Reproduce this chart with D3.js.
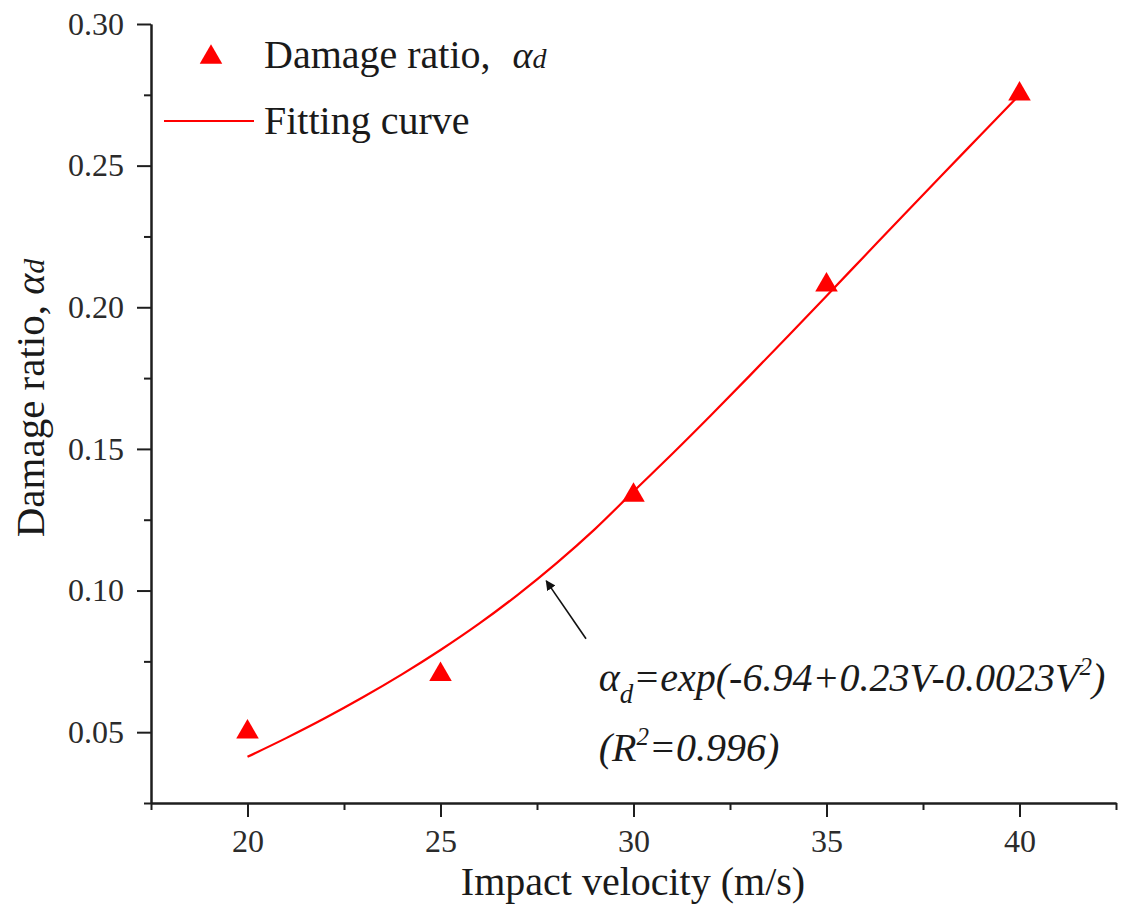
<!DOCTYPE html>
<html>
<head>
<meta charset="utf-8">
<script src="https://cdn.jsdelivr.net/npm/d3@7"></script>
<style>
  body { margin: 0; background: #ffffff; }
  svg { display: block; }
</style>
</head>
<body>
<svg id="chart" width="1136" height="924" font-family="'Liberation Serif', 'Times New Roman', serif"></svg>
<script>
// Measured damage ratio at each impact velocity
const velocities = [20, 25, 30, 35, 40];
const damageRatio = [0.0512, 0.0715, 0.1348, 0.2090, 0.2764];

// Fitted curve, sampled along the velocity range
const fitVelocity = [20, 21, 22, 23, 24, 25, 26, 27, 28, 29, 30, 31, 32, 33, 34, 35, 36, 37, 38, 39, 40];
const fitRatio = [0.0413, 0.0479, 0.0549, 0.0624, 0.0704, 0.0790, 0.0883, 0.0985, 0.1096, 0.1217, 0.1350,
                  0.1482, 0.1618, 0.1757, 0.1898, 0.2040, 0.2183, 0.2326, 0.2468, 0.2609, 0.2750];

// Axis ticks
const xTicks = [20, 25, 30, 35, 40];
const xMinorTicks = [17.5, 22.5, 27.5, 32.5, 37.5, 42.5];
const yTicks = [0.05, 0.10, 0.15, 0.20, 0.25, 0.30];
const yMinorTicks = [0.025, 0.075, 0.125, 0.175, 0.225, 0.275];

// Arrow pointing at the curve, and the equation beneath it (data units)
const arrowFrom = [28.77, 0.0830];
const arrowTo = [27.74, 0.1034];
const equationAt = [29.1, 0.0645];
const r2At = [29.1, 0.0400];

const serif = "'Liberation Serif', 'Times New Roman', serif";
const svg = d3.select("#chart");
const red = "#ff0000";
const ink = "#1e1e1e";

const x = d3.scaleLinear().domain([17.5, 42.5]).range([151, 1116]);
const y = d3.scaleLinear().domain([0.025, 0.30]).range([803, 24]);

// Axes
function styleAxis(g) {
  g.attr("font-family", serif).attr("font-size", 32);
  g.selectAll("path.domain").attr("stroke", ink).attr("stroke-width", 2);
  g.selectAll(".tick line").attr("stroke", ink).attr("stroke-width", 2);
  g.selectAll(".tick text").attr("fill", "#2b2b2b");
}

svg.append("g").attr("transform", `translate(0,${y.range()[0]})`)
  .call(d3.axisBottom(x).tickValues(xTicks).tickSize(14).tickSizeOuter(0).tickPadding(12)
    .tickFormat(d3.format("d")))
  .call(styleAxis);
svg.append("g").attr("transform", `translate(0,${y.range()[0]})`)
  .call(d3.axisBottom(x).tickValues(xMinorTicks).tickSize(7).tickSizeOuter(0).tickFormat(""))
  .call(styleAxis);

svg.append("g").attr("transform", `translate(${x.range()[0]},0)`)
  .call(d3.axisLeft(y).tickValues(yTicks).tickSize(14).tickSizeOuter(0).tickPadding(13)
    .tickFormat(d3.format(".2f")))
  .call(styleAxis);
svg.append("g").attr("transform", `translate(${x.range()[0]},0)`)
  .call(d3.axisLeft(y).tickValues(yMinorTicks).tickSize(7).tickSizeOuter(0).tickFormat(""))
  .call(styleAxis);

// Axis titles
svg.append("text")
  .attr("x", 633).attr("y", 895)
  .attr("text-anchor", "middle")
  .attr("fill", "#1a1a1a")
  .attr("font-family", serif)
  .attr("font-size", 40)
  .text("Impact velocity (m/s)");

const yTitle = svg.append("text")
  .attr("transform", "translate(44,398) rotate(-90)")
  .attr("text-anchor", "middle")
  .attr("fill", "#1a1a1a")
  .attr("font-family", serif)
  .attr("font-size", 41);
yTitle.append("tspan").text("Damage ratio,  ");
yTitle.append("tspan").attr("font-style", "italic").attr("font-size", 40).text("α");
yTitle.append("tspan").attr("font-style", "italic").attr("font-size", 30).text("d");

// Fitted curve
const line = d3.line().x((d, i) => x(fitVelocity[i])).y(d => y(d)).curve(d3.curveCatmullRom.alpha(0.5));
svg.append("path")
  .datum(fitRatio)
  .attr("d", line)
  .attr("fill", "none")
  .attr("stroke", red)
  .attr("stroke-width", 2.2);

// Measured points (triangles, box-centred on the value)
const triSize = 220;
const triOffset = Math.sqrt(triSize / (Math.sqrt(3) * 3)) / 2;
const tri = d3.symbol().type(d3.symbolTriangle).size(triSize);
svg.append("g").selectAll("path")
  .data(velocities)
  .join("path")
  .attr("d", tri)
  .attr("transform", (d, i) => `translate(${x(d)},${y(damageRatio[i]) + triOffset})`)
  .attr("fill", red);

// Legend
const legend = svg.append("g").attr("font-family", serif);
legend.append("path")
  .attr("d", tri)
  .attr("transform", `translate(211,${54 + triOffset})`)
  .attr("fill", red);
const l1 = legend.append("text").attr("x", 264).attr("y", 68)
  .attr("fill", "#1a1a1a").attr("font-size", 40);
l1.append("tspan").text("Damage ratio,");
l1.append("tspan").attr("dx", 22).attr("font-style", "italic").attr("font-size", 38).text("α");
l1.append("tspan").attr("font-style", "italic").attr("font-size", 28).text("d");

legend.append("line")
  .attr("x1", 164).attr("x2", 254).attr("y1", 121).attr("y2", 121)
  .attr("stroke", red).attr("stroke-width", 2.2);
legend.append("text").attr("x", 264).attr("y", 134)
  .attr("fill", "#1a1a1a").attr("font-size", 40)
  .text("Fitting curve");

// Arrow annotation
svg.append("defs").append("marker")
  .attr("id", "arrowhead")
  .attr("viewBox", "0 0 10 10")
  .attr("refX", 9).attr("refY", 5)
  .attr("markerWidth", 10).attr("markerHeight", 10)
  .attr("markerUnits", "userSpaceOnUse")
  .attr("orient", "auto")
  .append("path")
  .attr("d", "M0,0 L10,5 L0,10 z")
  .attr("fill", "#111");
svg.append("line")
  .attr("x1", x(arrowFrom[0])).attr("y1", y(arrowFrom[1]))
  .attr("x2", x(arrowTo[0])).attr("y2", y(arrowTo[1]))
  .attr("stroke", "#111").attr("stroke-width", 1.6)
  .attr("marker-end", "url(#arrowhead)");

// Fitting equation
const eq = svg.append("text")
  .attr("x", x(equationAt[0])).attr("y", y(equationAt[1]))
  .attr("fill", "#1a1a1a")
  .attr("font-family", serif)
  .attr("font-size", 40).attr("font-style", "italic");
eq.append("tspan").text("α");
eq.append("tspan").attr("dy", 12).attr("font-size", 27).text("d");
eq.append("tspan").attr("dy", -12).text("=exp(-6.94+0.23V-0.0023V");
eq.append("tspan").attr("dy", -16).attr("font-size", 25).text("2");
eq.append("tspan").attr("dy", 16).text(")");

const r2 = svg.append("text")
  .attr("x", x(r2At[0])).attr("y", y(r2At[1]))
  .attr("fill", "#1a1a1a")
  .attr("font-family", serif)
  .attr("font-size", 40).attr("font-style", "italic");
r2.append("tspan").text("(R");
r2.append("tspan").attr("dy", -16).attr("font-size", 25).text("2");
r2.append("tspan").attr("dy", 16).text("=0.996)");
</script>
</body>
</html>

^^^^^^^^

## To be done
Isolate each line of the listing above that includes "chart". Copy it.

## Full response
Reproduce this chart with D3.js.
<svg id="chart" width="1136" height="924" font-family="'Liberation Serif', 'Times New Roman', serif"></svg>
const svg = d3.select("#chart");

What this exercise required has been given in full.